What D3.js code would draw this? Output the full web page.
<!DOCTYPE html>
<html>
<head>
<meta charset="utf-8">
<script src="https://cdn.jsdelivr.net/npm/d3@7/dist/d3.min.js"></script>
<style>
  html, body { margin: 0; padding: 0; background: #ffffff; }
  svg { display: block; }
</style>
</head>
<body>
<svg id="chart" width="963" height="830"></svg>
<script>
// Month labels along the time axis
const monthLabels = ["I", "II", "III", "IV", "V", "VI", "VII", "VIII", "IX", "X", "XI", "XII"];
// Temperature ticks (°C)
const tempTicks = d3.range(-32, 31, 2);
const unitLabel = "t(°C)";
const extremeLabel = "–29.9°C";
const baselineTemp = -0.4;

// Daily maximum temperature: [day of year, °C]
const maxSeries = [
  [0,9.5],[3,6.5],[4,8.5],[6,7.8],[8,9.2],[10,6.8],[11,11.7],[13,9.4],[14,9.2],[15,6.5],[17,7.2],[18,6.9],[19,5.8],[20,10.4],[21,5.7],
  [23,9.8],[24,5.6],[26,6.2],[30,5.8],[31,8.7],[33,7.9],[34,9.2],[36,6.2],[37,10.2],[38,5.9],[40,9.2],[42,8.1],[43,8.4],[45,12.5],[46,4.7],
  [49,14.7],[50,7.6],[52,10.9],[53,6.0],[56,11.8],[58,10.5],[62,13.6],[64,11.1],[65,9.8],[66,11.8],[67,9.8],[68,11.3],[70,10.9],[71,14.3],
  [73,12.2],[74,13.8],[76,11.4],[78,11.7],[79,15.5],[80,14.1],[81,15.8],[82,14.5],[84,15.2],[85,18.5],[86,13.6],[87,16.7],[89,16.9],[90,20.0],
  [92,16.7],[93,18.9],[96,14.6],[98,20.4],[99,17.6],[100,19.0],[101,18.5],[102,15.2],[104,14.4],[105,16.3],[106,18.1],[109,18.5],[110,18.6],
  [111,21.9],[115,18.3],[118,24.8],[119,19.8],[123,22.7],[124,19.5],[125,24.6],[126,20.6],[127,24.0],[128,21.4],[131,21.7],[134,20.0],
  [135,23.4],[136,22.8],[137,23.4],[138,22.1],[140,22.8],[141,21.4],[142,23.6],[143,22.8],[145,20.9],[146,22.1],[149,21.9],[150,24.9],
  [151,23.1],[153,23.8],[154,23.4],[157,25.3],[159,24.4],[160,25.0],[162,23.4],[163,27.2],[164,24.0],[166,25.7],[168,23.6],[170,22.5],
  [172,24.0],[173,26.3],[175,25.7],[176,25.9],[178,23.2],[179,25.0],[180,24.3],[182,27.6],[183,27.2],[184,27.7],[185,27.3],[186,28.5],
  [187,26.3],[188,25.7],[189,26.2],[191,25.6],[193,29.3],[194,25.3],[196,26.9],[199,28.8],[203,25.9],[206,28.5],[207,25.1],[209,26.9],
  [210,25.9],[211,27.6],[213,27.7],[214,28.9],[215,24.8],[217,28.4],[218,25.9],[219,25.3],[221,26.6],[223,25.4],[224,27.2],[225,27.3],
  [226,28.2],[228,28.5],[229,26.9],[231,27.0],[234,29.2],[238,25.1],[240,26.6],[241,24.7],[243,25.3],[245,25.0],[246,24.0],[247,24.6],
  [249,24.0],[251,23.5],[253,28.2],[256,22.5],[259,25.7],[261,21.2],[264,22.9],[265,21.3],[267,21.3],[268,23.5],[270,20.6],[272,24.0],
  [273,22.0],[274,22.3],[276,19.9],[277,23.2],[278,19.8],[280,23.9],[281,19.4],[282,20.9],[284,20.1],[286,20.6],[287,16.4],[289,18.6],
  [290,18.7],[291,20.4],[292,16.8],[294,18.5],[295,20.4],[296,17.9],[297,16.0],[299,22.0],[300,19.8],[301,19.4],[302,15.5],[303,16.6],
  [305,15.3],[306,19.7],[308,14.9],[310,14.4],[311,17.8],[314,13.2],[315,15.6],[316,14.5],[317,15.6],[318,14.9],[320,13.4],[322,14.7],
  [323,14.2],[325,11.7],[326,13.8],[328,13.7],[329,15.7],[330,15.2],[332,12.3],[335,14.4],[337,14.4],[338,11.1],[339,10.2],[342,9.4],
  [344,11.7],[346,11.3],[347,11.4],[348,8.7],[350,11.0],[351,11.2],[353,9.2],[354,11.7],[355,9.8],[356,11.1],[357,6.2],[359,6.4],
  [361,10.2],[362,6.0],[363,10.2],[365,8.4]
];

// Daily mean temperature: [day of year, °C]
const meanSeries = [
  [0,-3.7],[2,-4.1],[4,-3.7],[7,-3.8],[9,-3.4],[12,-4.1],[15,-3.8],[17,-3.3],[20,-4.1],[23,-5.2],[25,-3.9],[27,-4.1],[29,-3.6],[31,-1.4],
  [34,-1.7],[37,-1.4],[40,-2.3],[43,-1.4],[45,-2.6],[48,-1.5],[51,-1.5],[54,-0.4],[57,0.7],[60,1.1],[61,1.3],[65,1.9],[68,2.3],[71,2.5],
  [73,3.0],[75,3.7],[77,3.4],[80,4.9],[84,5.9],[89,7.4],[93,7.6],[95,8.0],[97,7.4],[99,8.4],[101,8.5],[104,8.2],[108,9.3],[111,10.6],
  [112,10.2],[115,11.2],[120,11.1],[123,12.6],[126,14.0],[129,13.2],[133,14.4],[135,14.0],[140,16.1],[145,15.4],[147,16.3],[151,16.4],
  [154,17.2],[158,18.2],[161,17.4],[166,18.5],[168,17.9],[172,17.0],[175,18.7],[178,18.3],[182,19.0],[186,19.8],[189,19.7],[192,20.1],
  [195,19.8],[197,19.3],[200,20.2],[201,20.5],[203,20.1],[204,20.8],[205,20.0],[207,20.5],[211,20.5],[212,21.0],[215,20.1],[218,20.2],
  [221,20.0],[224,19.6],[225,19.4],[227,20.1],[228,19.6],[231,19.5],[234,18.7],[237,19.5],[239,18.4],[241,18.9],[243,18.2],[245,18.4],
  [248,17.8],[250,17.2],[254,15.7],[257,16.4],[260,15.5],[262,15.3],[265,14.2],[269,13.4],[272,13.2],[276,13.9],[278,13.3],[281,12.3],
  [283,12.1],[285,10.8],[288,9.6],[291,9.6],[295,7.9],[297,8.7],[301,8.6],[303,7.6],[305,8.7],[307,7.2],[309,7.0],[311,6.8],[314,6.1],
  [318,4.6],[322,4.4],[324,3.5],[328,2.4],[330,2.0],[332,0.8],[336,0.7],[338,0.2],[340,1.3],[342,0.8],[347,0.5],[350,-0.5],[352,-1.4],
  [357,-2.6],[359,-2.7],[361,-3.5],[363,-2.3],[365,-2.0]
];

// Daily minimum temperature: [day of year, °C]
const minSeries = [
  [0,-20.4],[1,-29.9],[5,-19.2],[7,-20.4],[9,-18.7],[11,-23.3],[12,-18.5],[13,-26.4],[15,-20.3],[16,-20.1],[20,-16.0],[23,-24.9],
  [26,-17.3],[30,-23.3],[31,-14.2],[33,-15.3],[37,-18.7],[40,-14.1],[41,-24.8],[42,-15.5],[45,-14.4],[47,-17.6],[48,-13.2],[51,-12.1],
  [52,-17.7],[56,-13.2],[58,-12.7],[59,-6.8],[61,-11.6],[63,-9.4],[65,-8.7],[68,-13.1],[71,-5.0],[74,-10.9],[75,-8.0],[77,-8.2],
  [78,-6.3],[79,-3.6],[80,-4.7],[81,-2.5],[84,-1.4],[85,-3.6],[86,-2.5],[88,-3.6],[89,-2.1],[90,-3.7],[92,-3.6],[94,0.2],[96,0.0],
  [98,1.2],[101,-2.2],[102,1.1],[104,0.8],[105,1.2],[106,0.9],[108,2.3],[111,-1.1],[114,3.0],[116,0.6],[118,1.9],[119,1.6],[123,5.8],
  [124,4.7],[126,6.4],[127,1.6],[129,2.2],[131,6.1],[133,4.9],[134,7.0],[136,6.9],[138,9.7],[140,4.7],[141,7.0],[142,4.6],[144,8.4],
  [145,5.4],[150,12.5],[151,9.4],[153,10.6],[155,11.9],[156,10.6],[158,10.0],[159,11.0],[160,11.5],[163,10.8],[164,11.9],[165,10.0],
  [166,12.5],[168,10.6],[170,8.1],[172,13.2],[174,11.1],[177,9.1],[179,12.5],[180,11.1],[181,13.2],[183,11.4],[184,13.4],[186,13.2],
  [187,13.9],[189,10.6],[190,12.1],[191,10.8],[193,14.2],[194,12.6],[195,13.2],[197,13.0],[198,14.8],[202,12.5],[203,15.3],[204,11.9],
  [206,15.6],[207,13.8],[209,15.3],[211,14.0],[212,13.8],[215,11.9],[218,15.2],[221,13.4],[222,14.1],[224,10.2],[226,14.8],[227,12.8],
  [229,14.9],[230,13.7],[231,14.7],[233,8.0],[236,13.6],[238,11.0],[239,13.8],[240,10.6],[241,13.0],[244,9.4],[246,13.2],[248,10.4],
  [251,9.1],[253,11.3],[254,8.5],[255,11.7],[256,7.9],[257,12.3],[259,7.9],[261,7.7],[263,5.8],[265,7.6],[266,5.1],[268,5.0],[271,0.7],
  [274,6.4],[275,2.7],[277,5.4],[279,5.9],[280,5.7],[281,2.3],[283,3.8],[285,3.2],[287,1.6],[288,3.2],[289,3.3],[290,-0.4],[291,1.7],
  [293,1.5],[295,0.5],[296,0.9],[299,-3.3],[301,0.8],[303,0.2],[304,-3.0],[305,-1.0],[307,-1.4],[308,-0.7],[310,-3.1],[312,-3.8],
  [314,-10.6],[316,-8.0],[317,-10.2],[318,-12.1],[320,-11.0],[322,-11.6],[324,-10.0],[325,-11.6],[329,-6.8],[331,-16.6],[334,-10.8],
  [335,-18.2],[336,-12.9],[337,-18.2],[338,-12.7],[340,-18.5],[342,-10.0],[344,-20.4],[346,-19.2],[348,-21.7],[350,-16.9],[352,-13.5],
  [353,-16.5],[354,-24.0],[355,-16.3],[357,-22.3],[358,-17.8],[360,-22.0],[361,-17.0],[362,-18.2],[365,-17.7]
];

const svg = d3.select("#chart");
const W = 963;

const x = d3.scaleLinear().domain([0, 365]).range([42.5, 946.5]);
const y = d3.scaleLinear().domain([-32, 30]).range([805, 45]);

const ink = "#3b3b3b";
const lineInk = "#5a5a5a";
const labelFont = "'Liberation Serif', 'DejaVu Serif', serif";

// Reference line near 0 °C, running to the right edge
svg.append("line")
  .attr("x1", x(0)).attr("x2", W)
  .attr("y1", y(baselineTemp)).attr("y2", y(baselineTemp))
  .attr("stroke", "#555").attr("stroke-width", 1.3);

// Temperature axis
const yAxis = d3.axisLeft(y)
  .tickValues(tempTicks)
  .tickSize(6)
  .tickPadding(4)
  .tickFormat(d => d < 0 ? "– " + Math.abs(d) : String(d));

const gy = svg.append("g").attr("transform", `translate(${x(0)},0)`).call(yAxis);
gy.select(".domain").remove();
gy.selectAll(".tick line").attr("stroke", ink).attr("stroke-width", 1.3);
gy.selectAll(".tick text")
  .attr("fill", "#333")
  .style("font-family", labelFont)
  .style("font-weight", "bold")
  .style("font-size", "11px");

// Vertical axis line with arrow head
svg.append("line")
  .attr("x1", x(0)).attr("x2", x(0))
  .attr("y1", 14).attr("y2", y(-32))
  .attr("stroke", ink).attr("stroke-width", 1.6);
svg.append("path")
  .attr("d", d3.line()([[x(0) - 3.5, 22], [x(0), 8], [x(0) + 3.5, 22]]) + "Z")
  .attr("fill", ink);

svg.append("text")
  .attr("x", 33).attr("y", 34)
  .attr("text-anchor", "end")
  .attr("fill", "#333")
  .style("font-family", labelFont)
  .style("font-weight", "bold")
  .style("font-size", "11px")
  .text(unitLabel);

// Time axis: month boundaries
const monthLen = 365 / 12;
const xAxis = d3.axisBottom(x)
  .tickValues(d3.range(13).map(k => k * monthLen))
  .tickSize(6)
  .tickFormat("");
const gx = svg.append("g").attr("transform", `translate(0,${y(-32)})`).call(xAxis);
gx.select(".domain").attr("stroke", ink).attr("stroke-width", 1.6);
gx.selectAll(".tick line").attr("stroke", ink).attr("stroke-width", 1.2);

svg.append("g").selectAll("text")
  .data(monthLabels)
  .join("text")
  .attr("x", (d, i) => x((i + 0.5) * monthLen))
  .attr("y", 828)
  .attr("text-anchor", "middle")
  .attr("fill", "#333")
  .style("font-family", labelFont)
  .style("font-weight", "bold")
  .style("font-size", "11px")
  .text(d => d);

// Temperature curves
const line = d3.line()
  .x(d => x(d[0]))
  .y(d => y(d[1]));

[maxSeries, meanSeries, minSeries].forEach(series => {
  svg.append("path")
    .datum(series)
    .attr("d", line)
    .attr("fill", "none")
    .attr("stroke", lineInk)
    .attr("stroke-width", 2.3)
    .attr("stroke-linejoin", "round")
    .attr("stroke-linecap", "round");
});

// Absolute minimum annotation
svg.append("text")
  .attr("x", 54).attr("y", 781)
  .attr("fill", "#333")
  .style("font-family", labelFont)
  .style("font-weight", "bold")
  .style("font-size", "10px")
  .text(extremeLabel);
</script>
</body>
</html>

━━━━━━━━━━━━━━━━

● Required work
From the opening line of the data above, please print each line as written up to and including the line that contains "const baselineTemp = -0.4;", and nothing more.

● Answer
What D3.js code would draw this? Output the full web page.
<!DOCTYPE html>
<html>
<head>
<meta charset="utf-8">
<script src="https://cdn.jsdelivr.net/npm/d3@7/dist/d3.min.js"></script>
<style>
  html, body { margin: 0; padding: 0; background: #ffffff; }
  svg { display: block; }
</style>
</head>
<body>
<svg id="chart" width="963" height="830"></svg>
<script>
// Month labels along the time axis
const monthLabels = ["I", "II", "III", "IV", "V", "VI", "VII", "VIII", "IX", "X", "XI", "XII"];
// Temperature ticks (°C)
const tempTicks = d3.range(-32, 31, 2);
const unitLabel = "t(°C)";
const extremeLabel = "–29.9°C";
const baselineTemp = -0.4;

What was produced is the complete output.